O livro é dividido por capítulos que tratam cada um de uma autora, e de como a família foi abordada em seus livros. Para quem ficou interessado e quer saber mais, vou deixar O Sumário do livro abaixo e também alguns trechos.


                             Sumário

Júlia Lopez de Almeida: A Sagrada Família 
Clarice Lispector: “A Família, como vai?” 
Rachel de Queiroz: da casa para a rua 
Lygia Fagundes Teles: a ausência do pai 
Sonia Coutinho: o preço da transgressão 
Lya Luft: A desconstrução do gênero 
Zulmira Ribeiro Tavares: Família e Tradição 
Helena Parente Cunha: A mulher dividida 
Adélia Prado: A família Natural 
Ana Maria Machado: As relações autênticas 






Clarice Lispector: “A Família, como vai?”
“A leitura de Laços de Família (1960), de Clarice Lispector, sob esta perspectiva, torna visível as contradições inerentes ao contexto familiar, que protege e reprime ao mesmo tempo."

"No conto “Uma galinha”, a fuga da ave – metáfora da mulher – da cozinha para os telhados, perseguida pelo dono da casa e finalmente capturada, representa a situação feminina fora das protetoras paredes do lar. Vejamos como a narradora qualifica a trajetória da galinha: ‘Pouco afeita a uma luta mais selvagem pela vida, a galinha tinha que decidir por si mesma os caminhos a tomar, sem nenhum auxílio de sua raça.’ E, mais adiante: ‘Estúpida, tímida e livre. Não vitoriosa como seria um galo em fuga’ (pp.37/38). Capturada, é colocada no chão da cozinha, onde acaba botando um ovo, transformando-se aos olhos da família, na ‘rainha da casa’....”
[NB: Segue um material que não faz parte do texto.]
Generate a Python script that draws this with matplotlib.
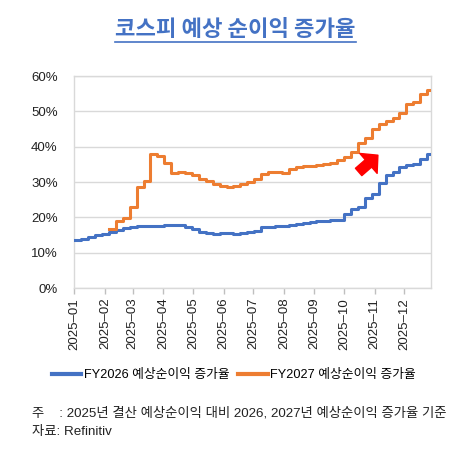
import matplotlib
matplotlib.use("Agg")
import matplotlib.pyplot as plt
import matplotlib.ticker as mticker
import matplotlib.dates as mdates
from matplotlib.lines import Line2D
from matplotlib.patches import FancyArrowPatch
import numpy as np
import pandas as pd

plt.rcParams["font.family"] = ["Liberation Sans", "Noto Sans CJK KR"]

# ---------------------------------------
# Data (weekly)
# ---------------------------------------
weeks = pd.date_range("2025-01-01", periods=53, freq="7D")

fy2026 = [
    13.6, 14.0, 14.5, 15.0, 15.4, 15.8, 16.5, 17.0, 17.4, 17.6,
    17.7, 17.7, 17.6, 17.9, 18.0, 17.8, 17.4, 16.6, 15.8, 15.5,
    15.4, 15.7, 15.5, 15.4, 15.6, 16.0, 16.2, 17.3, 17.4, 17.5,
    17.5, 17.8, 18.2, 18.5, 18.8, 18.9, 19.0, 19.3, 19.4, 21.0,
    22.3, 23.0, 25.5, 26.5, 29.8, 32.0, 33.0, 34.2, 34.8, 35.2,
    36.5, 38.0, 38.0,
]

fy2027 = [
    np.nan, np.nan, np.nan, np.nan, np.nan, 16.6, 19.0, 19.9, 23.0, 28.7,
    30.4, 38.0, 37.5, 35.5, 32.5, 32.8, 32.5, 32.0, 31.0, 30.3,
    29.5, 29.0, 28.7, 28.9, 29.4, 30.0, 31.0, 32.2, 32.8, 33.0,
    32.7, 33.8, 34.3, 34.6, 34.6, 34.8, 35.0, 35.5, 36.2, 37.0,
    38.5, 41.0, 42.5, 45.0, 46.5, 47.3, 48.2, 49.5, 52.0, 52.8,
    54.8, 56.0, 56.0,
]

series_labels = ["FY2026 예상순이익 증가율", "FY2027 예상순이익 증가율"]
title = "코스피 예상 순이익 증가율"
note = "주    : 2025년 결산 예상순이익 대비 2026, 2027년 예상순이익 증가율 기준"
source = "자료: Refinitiv"

BLUE = "#4472C4"
ORANGE = "#ED7D31"
GRID = "#d9d9d9"
TEXT = "#222222"

# ---------------------------------------
# Figure
# ---------------------------------------
fig = plt.figure(figsize=(4.68, 4.67), dpi=100)
ax = fig.add_axes([0.159, 0.383, 0.762, 0.454])

ax.plot(weeks, np.array(fy2026) / 100, color=BLUE, linewidth=2.2,
        drawstyle="steps-post", label=series_labels[0], zorder=3)
ax.plot(weeks, np.array(fy2027) / 100, color=ORANGE, linewidth=2.2,
        drawstyle="steps-post", label=series_labels[1], zorder=3)

ax.set_ylim(0, 0.6)
ax.set_xlim(pd.Timestamp("2025-01-01"), pd.Timestamp("2025-12-28"))
ax.yaxis.set_major_locator(mticker.MultipleLocator(0.1))
ax.yaxis.set_major_formatter(mticker.PercentFormatter(1.0, decimals=0))

ax.xaxis.set_major_locator(mdates.MonthLocator())
ax.xaxis.set_major_formatter(mdates.DateFormatter("%Y\u2013%m"))
for lbl in ax.get_xticklabels():
    lbl.set_rotation(90)

ax.tick_params(axis="x", length=4, width=1, color="#bfbfbf", pad=3,
               labelsize=9.5, labelcolor=TEXT)
ax.tick_params(axis="y", length=0, pad=12, labelsize=9.5, labelcolor=TEXT)

ax.grid(True, axis="y", color=GRID, linewidth=1)
ax.set_axisbelow(True)
for sp in ax.spines.values():
    sp.set_color(GRID)
    sp.set_linewidth(1)

# red callout arrow
arrow = FancyArrowPatch(
    (0.797, 0.548), (0.851, 0.627),
    transform=ax.transAxes,
    arrowstyle="simple,head_length=9,head_width=19,tail_width=7",
    mutation_scale=1, shrinkA=0, shrinkB=0,
    color="#ff0000", zorder=5,
)
ax.add_patch(arrow)

fig.legend(
    loc="center", bbox_to_anchor=(0.5, 0.197), ncol=2, frameon=False,
    fontsize=9.2, handlelength=2.3, handletextpad=0.2, columnspacing=0.7,
)
for lh in fig.legends[0].get_lines():
    lh.set_linewidth(3)

# title with underline
t = fig.text(0.503, 0.936, title, ha="center", va="center", fontsize=16,
             fontweight="bold", color=BLUE, family=["Noto Sans CJK KR"])
fig.canvas.draw()
bb = t.get_window_extent()
W, H = fig.bbox.width, fig.bbox.height
y_ul = (bb.y0 - 1) / H
fig.add_artist(Line2D([bb.x0 / W, bb.x1 / W], [y_ul, y_ul],
                      transform=fig.transFigure, color=BLUE, linewidth=1.2))

fig.text(0.068, 0.116, note, ha="left", va="center", fontsize=9.6, color=TEXT)
fig.text(0.068, 0.075, source, ha="left", va="center", fontsize=9.6, color=TEXT)

fig.savefig("out.png", dpi=100)
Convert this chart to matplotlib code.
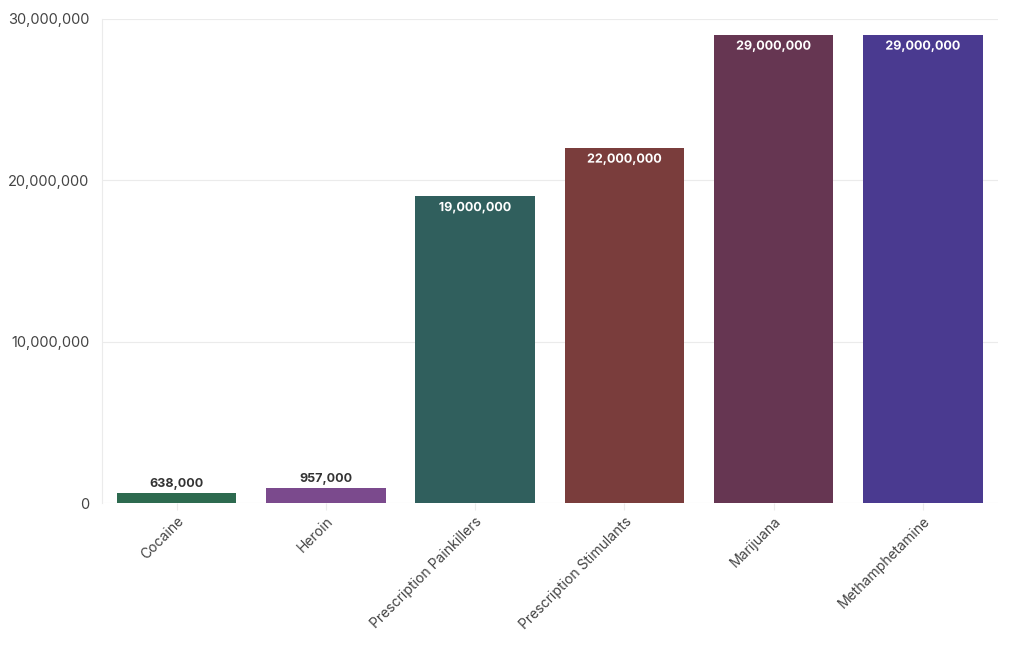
import matplotlib.pyplot as plt
import matplotlib.ticker as ticker
import matplotlib.patheffects as pe

drugs = ['Cocaine', 'Heroin', 'Prescription Painkillers',
         'Prescription Stimulants', 'Marijuana', 'Methamphetamine']
users = [638000, 957000, 19000000, 22000000, 29000000, 29000000]
colors = ['#2d6a4f', '#7b4a8d', '#305f5d', '#7a3d3c', '#663652', '#4a3a90']

plt.rcParams['font.family'] = ['Inter', 'DejaVu Sans']

fig = plt.figure(figsize=(10.2, 6.5), dpi=100)
ax = fig.add_axes([0.1, 0.226, 0.878, 0.745])

x = range(len(drugs))
bars = ax.bar(x, users, width=0.8, color=colors, zorder=2)

for xi, val, col in zip(x, users, colors):
    label = '{:,}'.format(val)
    if val > 3000000:
        ax.text(xi, val - 350000, label, ha='center', va='top',
                fontsize=9, fontweight='bold', color='white', zorder=3,
                path_effects=[pe.withStroke(linewidth=2.5, foreground=col)])
    else:
        ax.text(xi, val + 150000, label, ha='center', va='bottom',
                fontsize=9, fontweight='bold', color='#333333', zorder=3)

ax.set_xlim(-0.5, len(drugs) - 0.5)
ax.set_ylim(0, 30000000)
ax.yaxis.set_major_locator(ticker.MultipleLocator(10000000))
ax.yaxis.set_major_formatter(ticker.FuncFormatter(lambda v, p: '{:,.0f}'.format(v)))
ax.grid(axis='y', color='#ebebeb', linewidth=0.8, zorder=0)

ax.set_xticks(list(x))
ax.set_xticklabels(drugs, rotation=45, ha='right', rotation_mode='anchor',
                   fontsize=10, color='#444444')
ax.tick_params(axis='x', length=5, color='#ebebeb', pad=3)
ax.tick_params(axis='y', length=0, labelsize=10.5, labelcolor='#444444', pad=9)

for side in ['top', 'right', 'bottom']:
    ax.spines[side].set_visible(False)
ax.spines['left'].set_color('#ebebeb')
ax.spines['left'].set_linewidth(0.8)

fig.savefig('out.png', dpi=100)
Rachel de Queiroz: da casa para a rua 
“Essa função reguladora e moralizante, na obra de Rachel, efetiva-se no espaço da casa, em oposição ao espaço da rua, onde convivem a ordem e a desordem."

“A afirmativa, reiterada inúmeras vezes pela protagonista – ‘era sempre ou eles, ou eu’ - , justifica seus atos violentos, dando bem a medida do drama de Maria Moura, impossibilitada de conciliar a conquista do poder com suas necessidades afetivas.”

“Como mostra o título por nós escolhido, as personagens femininas de Rachel rompem com a ‘casa’ para experienciar o mundo da ‘rua’; se nem sempre têm sucesso e voltam desiludidas, outras aí se realizam e, até mesmo, como Maria Moura, tornam-se poderosas, apesar dos pesares” 

Sonia Coutinho: o preço da transgressão 
“Sonia se ocupa da questão feminina praticamente, em toda sua obra; desde Nascimento de uma mulher, livro de contos de 1970, ela vem trabalhando seus textos através de uma ótica feminista.”

 “O conto desvela o mecanismo de socialização da mulher – o tornar-se mulher – e o papel da família nesse processo, desempenhado por excelência pela mãe. Trata-se, aqui,da família burguesa, organizada e estável; aquela que a Igreja Católica, por exemplo, considera a ‘célula mater da sociedade’, a ‘base do edifício social.’.”

“Afinal, é o destino de tantas Alices: liberadas dos protetores e opressores laços da família, pagam um preço muito alto pela transgressão. A norma, segundo Alice, ainda é um modelo patriarcal, do qual ela fala com um sentimento de perda: 

 ‘Tudo indica que aí moram famílias consideradas ‘normais’, casais com dois ou três filhos, gente que passou a vida inteira casada com a mesma pessoa, mulheres que nunca trabalharam fora, simplesmente pariram e criaram seus filhos. Mulheres que, à tarde, ainda se sentam na varanda, cercadas de plantas, com crianças pequenas ao colo, e ali ficam balançando-se, em algum balanço ou rede, devagarinho, ah, bem devagarinho, enquanto a noite chega e as crianças adormecem’ (p.53).